Why Episodic Data is the Correct Choice for RAG Systems in LLMs

August 18, 2024

When implementing RAG systems, one of the most crucial decisions involves determining the type of data to retrieve and inject into the model's prompt. The debate between using episodic (example-based) data and informative (theory-based) data has huge implications on the effectiveness of your system. In this article, we will explore why episodic data is the superior choice for RAG, particularly in the context of large language models (LLMs).

Understanding Episodic vs. Informative Data

Episodic data is data that shows how something can be done through step-by-step examples. Imagine using Chegg to solve a math problem: instead of merely understanding the theory, you're walked through each step to get the solution. This is in contrast to informative data, which is more theoretical and abstract, like reading a textbook that explains concepts without practical applications.

For LLMs, episodic data yields much higher results when used in RAG systems. The reason lies in how these models are trained and how they process input tokens. While you can fine-tune a model to retrieve informative data and generate a solution, the outcome will never be as effective as when you provide the model with episodic data relevant to the query. The key difference is that episodic data aligns better with the model's tokenization and generation process, leading to higher quality responses.

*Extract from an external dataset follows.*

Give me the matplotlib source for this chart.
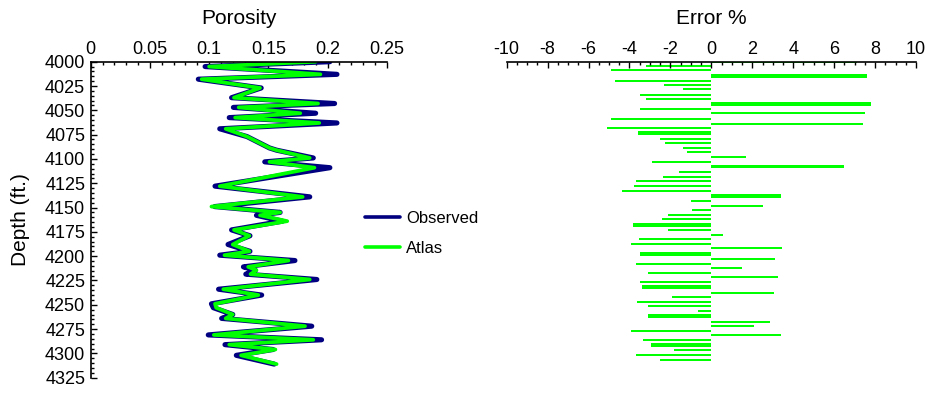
import matplotlib
matplotlib.use('Agg')
import matplotlib.pyplot as plt
from matplotlib.ticker import MultipleLocator

plt.rcParams['font.family'] = ['Liberation Sans', 'DejaVu Sans']
plt.rcParams['axes.unicode_minus'] = False

# ---- Porosity log (turning points) ----
curve_depth = [4000, 4005, 4013, 4018, 4027, 4037, 4043, 4047, 4053, 4057.5,
               4063, 4069, 4077, 4088.7, 4091, 4099, 4103, 4109, 4128, 4139,
               4149, 4155, 4158, 4164, 4173, 4179, 4188, 4195, 4199, 4204.5,
               4211, 4214.5, 4218.5, 4224, 4234, 4240, 4249, 4253, 4260, 4264,
               4272, 4281, 4286, 4291, 4296, 4302, 4311]
observed = [0.202, 0.0966, 0.208, 0.0909, 0.144, 0.119, 0.206, 0.1205, 0.190, 0.117,
            0.208, 0.109, 0.132, 0.151, 0.157, 0.188, 0.147, 0.202, 0.105, 0.185,
            0.1047, 0.160, 0.140, 0.162, 0.119, 0.1345, 0.116, 0.1345, 0.109, 0.1725,
            0.129, 0.139, 0.131, 0.191, 0.108, 0.1444, 0.102, 0.1036, 0.120, 0.1106,
            0.1867, 0.0993, 0.195, 0.1134, 0.154, 0.123, 0.155]
atlas = [0.190, 0.100, 0.194, 0.0937, 0.143, 0.121, 0.192, 0.125, 0.177, 0.122,
         0.193, 0.114, 0.132, 0.151, 0.157, 0.185, 0.151, 0.189, 0.109, 0.179,
         0.102, 0.160, 0.143, 0.166, 0.121, 0.134, 0.120, 0.134, 0.113, 0.167,
         0.133, 0.140, 0.135, 0.185, 0.112, 0.1416, 0.105, 0.106, 0.120, 0.114,
         0.181, 0.104, 0.188, 0.117, 0.156, 0.127, 0.157]

# ---- Error % per sample ----
err_depth = [4000.8, 4004.4, 4008.5, 4013.85, 4015.55, 4019.5, 4024.0, 4028.0, 4034.0, 4038.0,
             4042.65, 4044.35, 4049.0, 4053.0, 4058.6, 4063.7, 4067.8, 4072.45, 4074.15, 4079.4,
             4083.6, 4088.7, 4092.8, 4097.6, 4103.0, 4107.05, 4108.75, 4113.4, 4118.5, 4122.6,
             4127.8, 4132.9, 4137.15, 4138.85, 4142.9, 4148.3, 4152.4, 4157.6, 4161.7, 4167.05,
             4168.75, 4173.0, 4178.1, 4182.2, 4187.4, 4191.5, 4196.75, 4198.45, 4202.8, 4207.9,
             4212.0, 4217.2, 4221.3, 4226.4, 4230.75, 4232.45, 4237.7, 4241.8, 4247.0, 4251.1,
             4256.2, 4260.55, 4262.25, 4267.5, 4271.6, 4276.8, 4280.9, 4286.0, 4290.35, 4292.05,
             4296.3, 4301.4, 4306.6]
err_pct = [7.1, -3.2, -4.9, 7.6, 7.6, -4.7, -2.3, -1.4, -3.5, -3.2,
           7.8, 7.8, -3.5, 7.5, -4.9, 7.4, -5.1, -3.6, -3.6, -2.5,
           -2.25, -1.4, -1.2, 1.7, -2.9, 6.5, 6.5, -1.57, -2.35, -3.67,
           -3.77, -4.36, 3.38, 3.38, -0.98, 2.54, -0.93, -2.1, -2.4, -3.82,
           -3.82, -2.1, 0.59, -3.52, -3.92, 3.43, -3.47, -3.47, 3.13, -3.67,
           1.52, -3.08, 3.28, -3.47, -3.38, -3.38, 3.08, -1.91, -3.62, -3.08,
           -0.64, -3.08, -3.08, 2.89, 2.1, -3.92, 3.38, -3.33, -2.94, -2.94,
           -1.81, -3.67, -2.5]

W, H = 929, 393
fig = plt.figure(figsize=(W / 100, H / 100), dpi=100)
ax1 = fig.add_axes([90.7 / W, 1 - 377.7 / H, 296 / W, 316 / H])
ax2 = fig.add_axes([506.7 / W, 1 - 377.7 / H, 409.3 / W, 316 / H])

navy = '#000080'
lime = '#00ff00'

ax1.plot(observed, curve_depth, color=navy, lw=3.7, solid_joinstyle='round',
         solid_capstyle='round', label='Observed')
ax1.plot(atlas, curve_depth, color=lime, lw=2.7, solid_joinstyle='round',
         solid_capstyle='round', label='Atlas')
ax1.set_xlim(0, 0.25)
ax1.set_ylim(4325, 4000)
ax1.xaxis.tick_top()
ax1.set_xticks([0, 0.05, 0.1, 0.15, 0.2, 0.25])
ax1.set_xticklabels(['0', '0.05', '0.1', '0.15', '0.2', '0.25'])
ax1.xaxis.set_minor_locator(MultipleLocator(0.01))
ax1.set_yticks(list(range(4000, 4326, 25)))
ax1.yaxis.set_minor_locator(MultipleLocator(5))
for s in ['bottom', 'right']:
    ax1.spines[s].set_visible(False)
for s in ['top', 'left']:
    ax1.spines[s].set_linewidth(1.2)
ax1.tick_params(axis='both', which='both', direction='in', labelsize=13, width=1)
ax1.tick_params(axis='x', which='major', length=4, pad=3, top=True, bottom=False)
ax1.tick_params(axis='x', which='minor', length=2.5, top=True, bottom=False)
ax1.tick_params(axis='y', which='major', length=4, pad=4, left=True, right=False)
ax1.tick_params(axis='y', which='minor', length=2.5, left=True, right=False)

ax2.barh(err_depth, err_pct, height=2.0, color=lime, linewidth=0, antialiased=False)
ax2.set_xlim(-10, 10)
ax2.set_ylim(4325, 4000)
ax2.xaxis.tick_top()
ax2.set_xticks(list(range(-10, 11, 2)))
ax2.xaxis.set_minor_locator(MultipleLocator(0.5))
ax2.set_yticks([])
for s in ['bottom', 'right', 'left']:
    ax2.spines[s].set_visible(False)
ax2.spines['top'].set_linewidth(1.2)
ax2.tick_params(axis='x', which='both', direction='in', labelsize=13, width=1,
                top=True, bottom=False)
ax2.tick_params(axis='x', which='major', length=4, pad=3)
ax2.tick_params(axis='x', which='minor', length=2.5)

fig.text(238.7 / W, 1 - 18 / H, 'Porosity', ha='center', va='center', fontsize=15)
fig.text(711.3 / W, 1 - 18 / H, 'Error %', ha='center', va='center', fontsize=15)
fig.text(21 / W, 1 - 220 / H, 'Depth (ft.)', ha='center', va='center',
         rotation=90, fontsize=15)

leg = fig.legend(loc='upper left', bbox_to_anchor=(365 / W, 1 - 211 / H),
                 frameon=False, fontsize=12, handlelength=2.1, handletextpad=0.35,
                 labelspacing=0.9, borderpad=0, borderaxespad=0)
for line in leg.get_lines():
    line.set_linewidth(2.6)

fig.savefig('out.png', dpi=100)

The Challenge of Episodic Data

Despite its advantages, episodic data is much more difficult to obtain. Most of it isn't tracked or documented, whereas informative data is readily available in textbooks, blogs, and technical documentation. This scarcity of episodic data poses a significant challenge but also underscores its value.

A Practical Example

Consider a new coding language that has just been released. You set up two RAG systems to compete on which can code better in this new language. The first system has access to episodic data—examples of the language being used in practice. The second system relies on informative data—documentation explaining what each class and function does.

While you could create a sophisticated multi-step query system that retrieves relevant documentation and pieces together an answer, this approach is rarely successful in practice. Instead, injecting the prompt with episodic data—examples of the language in action—provides the model with the correct tokens, resulting in a more accurate and higher-quality response.

Tokens: The Key to Effective RAG

When designing RAG systems, it's crucial to think about what you're inserting into the prompt. You're not just providing data; you're supplying the tokens that the model will use to generate an answer. If you have two LLMs designed for coding in Python, which one will perform better: the model trained on the best Python courses or the one trained on the best Python code?

The answer is clear: the model trained on the best Python code will outperform the other because it has been exposed to actual examples of coding. This distinction between theory (informative data) and practice (episodic data) is vital for RAG systems. For humans, the best data might be course content, but for an LLM, the best data is the examples.

Conclusion

In summary, when working with RAG systems, the type of data you inject into the prompt is critical to the output you receive. Episodic data, which provides examples of tasks being done, offers a significant advantage over informative data, which is theoretical. By focusing on providing the correct tokens through episodic data, you can significantly enhance the performance of your RAG system. Remember, what you put into these models is extremely influential in determining what you get out.